Their own reflections on their nine years together made me think of the decisions they made at 12, 13—even younger than when I was 15 and made that one decision that shaped the beginning of my adult life. Why does that one decision they made then have to dictate the rest of their lives? Why does it have to dictate mine? It doesn’t, and BTS not letting it is breaking away from the K-Pop mold so many have lost themselves in.
It’s not uncommon to see older generations of K-Pop idols in their 30s and 40s still singing the same songs they sang at 15. Yes, that is the ideal outcome; a successful career doing what you love for the rest of your life. But we now all know that K-Pop so often works like a trap. It keeps you in that same cycle over, and over, and over again. For many, trying to break from it means giving up on a career you took so long to build, from losing contracts to losing fans.
If you have read any of my other articles for The Kraze, you know I’ll do all I can to compare K-Pop to artists within the mainstream. So here I go again. BTS was not the beginning of my obsessive fangirling. So many came first, and My Chemical Romance and blink-182 are great examples to take into consideration. Both bands came to a point where they decided to part ways. There were no big public breakups, no arguments that indicated the members now hated each other, nothing to tarnish their reputations. They simply wanted a break. Years later, years after new bands, solo projects, non-music-related projects, they have come back. blink-182 released one of their best albums as a group, Neighborhoods, after their breakup. My Chemical Romance is now touring again with a brand new song as if it’s 2006.
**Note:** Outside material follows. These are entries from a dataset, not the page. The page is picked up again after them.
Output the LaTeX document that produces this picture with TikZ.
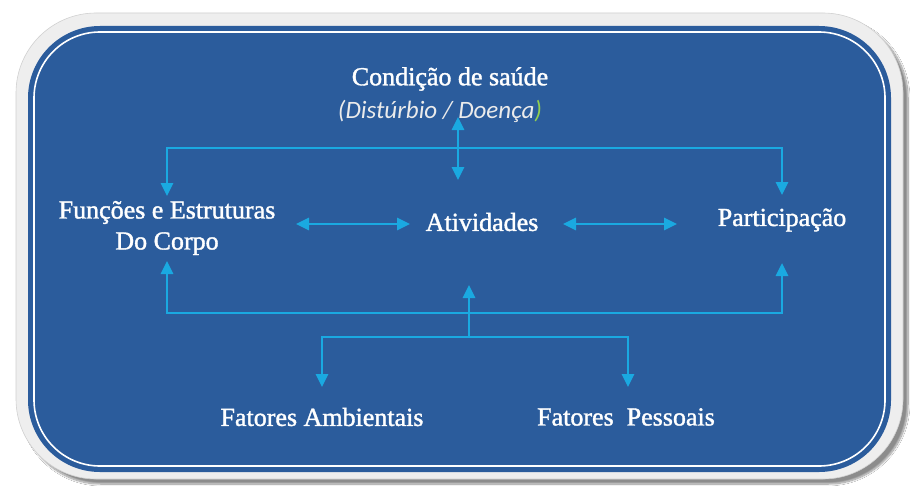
\documentclass[tikz,border=0pt]{standalone}
\usepackage{fontspec}
\setmainfont{Liberation Serif}
\newfontfamily\lblfont{Liberation Serif}[FakeBold=1.4]
\newfontfamily\calib{Carlito}
\usetikzlibrary{arrows.meta,shadows.blur}
\definecolor{panelblue}{RGB}{43,92,156}
\definecolor{linkcyan}{RGB}{26,169,225}
\definecolor{framegray}{RGB}{238,238,238}
\definecolor{paren}{RGB}{146,208,80}
\tikzset{
  lbl/.style={text=white,font=\lblfont\fontsize{26}{31}\selectfont,inner sep=0pt,align=center},
  link/.style={draw=linkcyan,line width=2.8pt},
  tip/.style={-{Triangle[length=13pt,width=12pt]}},
  tips/.style={{Triangle[length=13pt,width=12pt]}-{Triangle[length=13pt,width=12pt]}}
}
\begin{document}
\begin{tikzpicture}[x=1pt,y=-1pt]
\useasboundingbox (0,0) rectangle (917,487);
\fill[white] (0,0) rectangle (917,487);
% frame
\path[fill=framegray,draw=black!18,line width=0.6pt,rounded corners=80pt,
  blur shadow={shadow xshift=5pt,shadow yshift=-5pt,shadow blur steps=12,shadow opacity=45}]
  (16,13) rectangle (903,479);
\fill[panelblue,rounded corners=72pt] (28,26) rectangle (891,472);
\draw[white,line width=1.6pt,rounded corners=66pt] (34,32) rectangle (885,466);
% texts
\node[lbl] (cond) at (450,79) {Condição de saúde};
\node[text=white!92!black,font=\calib\itshape\fontsize{25}{30}\selectfont,inner sep=0pt] (dist) at (440,111) {(Distúrbio / Doença\textcolor{paren}{)}};
\node[lbl] (func) at (167,228) {Funções e Estruturas\\Do Corpo};
\node[lbl] (ativ) at (482,222) {Atividades};
\node[lbl] (part) at (782,220) {Participação};
\node[lbl] (amb) at (322,417) {Fatores Ambientais};
\node[lbl] (pess) at (626,417) {Fatores\ \ Pessoais};
% coordinates
\coordinate (cu) at (458,117);
\coordinate (cd) at (458,180);
\coordinate (tl) at (167,148);
\coordinate (tr) at (782,148);
\coordinate (ft) at (167,196);
\coordinate (pt) at (782,195);
\coordinate (fb) at (167,261);
\coordinate (pb) at (782,263);
\coordinate (bl) at (167,313);
\coordinate (br) at (782,313);
\coordinate (bm) at (469,313);
\coordinate (au) at (469,285);
\coordinate (sm) at (469,337);
\coordinate (sl) at (322,337);
\coordinate (sr) at (628,337);
\coordinate (ad) at (322,387);
\coordinate (pd) at (628,387);
\coordinate (la) at (296,224);
\coordinate (lb) at (410,224);
\coordinate (ra) at (563,224);
\coordinate (rb) at (677,224);
% connectors
\draw[link,tips] (cu) -- (cd);
\draw[link,tips,line join=miter] (ft) -- (tl) -- (tr) -- (pt);
\draw[link,tips] (la) -- (lb);
\draw[link,tips] (ra) -- (rb);
\draw[link,tips,line join=miter] (fb) -- (bl) -- (br) -- (pb);
\draw[link,tip] (bm) -- (au);
\draw[link] (bm) -- (sm);
\draw[link,tips,line join=miter] (ad) -- (sl) -- (sr) -- (pd);
\end{tikzpicture}
\end{document}
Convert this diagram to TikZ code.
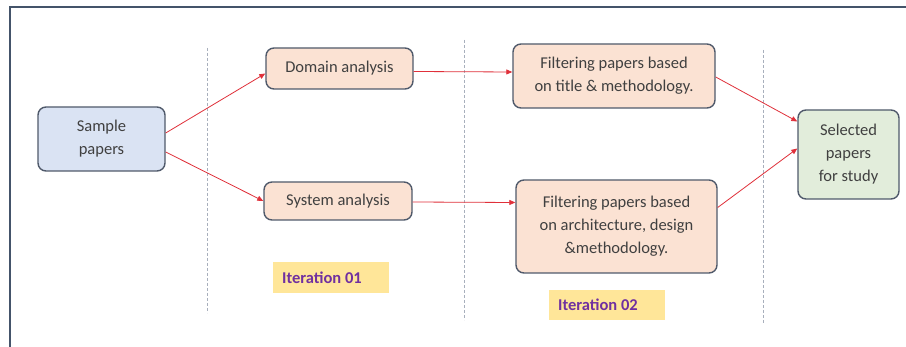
\documentclass[tikz,border=0pt]{standalone}
\usepackage{fontspec}
\setmainfont{Carlito}
\usetikzlibrary{arrows.meta}
\definecolor{frame}{HTML}{44546A}
\definecolor{boxline}{HTML}{505A6B}
\definecolor{bluefill}{HTML}{DAE3F3}
\definecolor{peach}{HTML}{FBE2D3}
\definecolor{greenfill}{HTML}{E2EDDB}
\definecolor{arrowred}{HTML}{E0303A}
\definecolor{txt}{HTML}{404040}
\definecolor{iterfill}{HTML}{FFE699}
\definecolor{itertext}{HTML}{7030A0}
\definecolor{dashgray}{HTML}{A8AFBC}
\tikzset{
  procbox/.style={draw=boxline, line width=1.4pt, rounded corners=8pt, text=txt,
    font=\fontsize{16.5}{23}\selectfont, align=center, inner sep=2pt},
  iterbox/.style={fill=iterfill, text=itertext, font=\fontsize{16.5}{20}\selectfont\bfseries,
    inner sep=0pt, anchor=center},
  flow/.style={draw=arrowred, line width=0.8pt, -{Triangle[length=6pt,width=5pt]}},
  sep/.style={draw=dashgray, line width=0.8pt, dash pattern=on 3pt off 2pt},
}
\begin{document}
\begin{tikzpicture}[x=1pt,y=-1pt]
\useasboundingbox (0,0) rectangle (906,347);
\fill[white] (0,0) rectangle (906,347);
\draw[frame, line width=2pt] (906,7) -- (10,7) -- (10,347);
% separators
\draw[sep] (207,48) -- (207,313);
\draw[sep] (464,40) -- (464,320);
\draw[sep] (763,50) -- (763,323);
% nodes
\node[procbox, fill=bluefill, minimum width=127pt, minimum height=64pt] (s) at (101.5,139) {Sample\\papers};
\node[procbox, fill=peach, minimum width=147pt, minimum height=41pt] (d) at (339.5,68.5) {Domain analysis};
\node[procbox, fill=peach, minimum width=148pt, minimum height=38pt] (y) at (338,201) {System analysis};
\node[procbox, fill=peach, minimum width=202pt, minimum height=64pt] (f1) at (614,76) {Filtering papers based\\on title \& methodology.};
\node[procbox, fill=peach, minimum width=201pt, minimum height=93pt] (f2) at (616.5,226.5) {Filtering papers based\\on architecture, design\\\&methodology.};
\node[procbox, fill=greenfill, minimum width=101pt, minimum height=89pt] (g) at (848.5,154.5) {Selected\\papers\\for study};
\node[iterbox, minimum width=116pt, minimum height=31pt] (i1) at (331,277.5) {Iteration 01\hspace*{18pt}};
\node[iterbox, minimum width=116pt, minimum height=30pt] (i2) at (607,305) {Iteration 02\hspace*{18pt}};
% connectors
\draw[flow] ([yshift=6pt]s.east) -- ([yshift=-5pt]d.west);
\draw[flow] ([yshift=-13pt]s.east) -- (y.west);
\draw[flow] ([yshift=-3pt]d.east) -- ([yshift=4pt]f1.west);
\draw[flow] ([yshift=-1pt]y.east) -- ([yshift=24pt]f2.west);
\draw[flow] ([yshift=-1pt]f1.east) -- ([yshift=33pt]g.west);
\draw[flow] ([yshift=19pt]f2.east) -- ([yshift=6pt]g.west);
\end{tikzpicture}
\end{document}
This doesn’t mean the end for BTS and it had never meant the end of my adoration for them. This is a break, a creative and personal pause to allow for them to go beyond what they already have, to explore places they have not been able to professionally together. It’s a pause from nine years of the same routine, a pause for them to grow up. As fans, let’s take this time to reflect and reminisce. Let’s remember all that we love, why we love them, and grow with them. The best is yet to come; let’s not tarnish it with a fear of the unknown.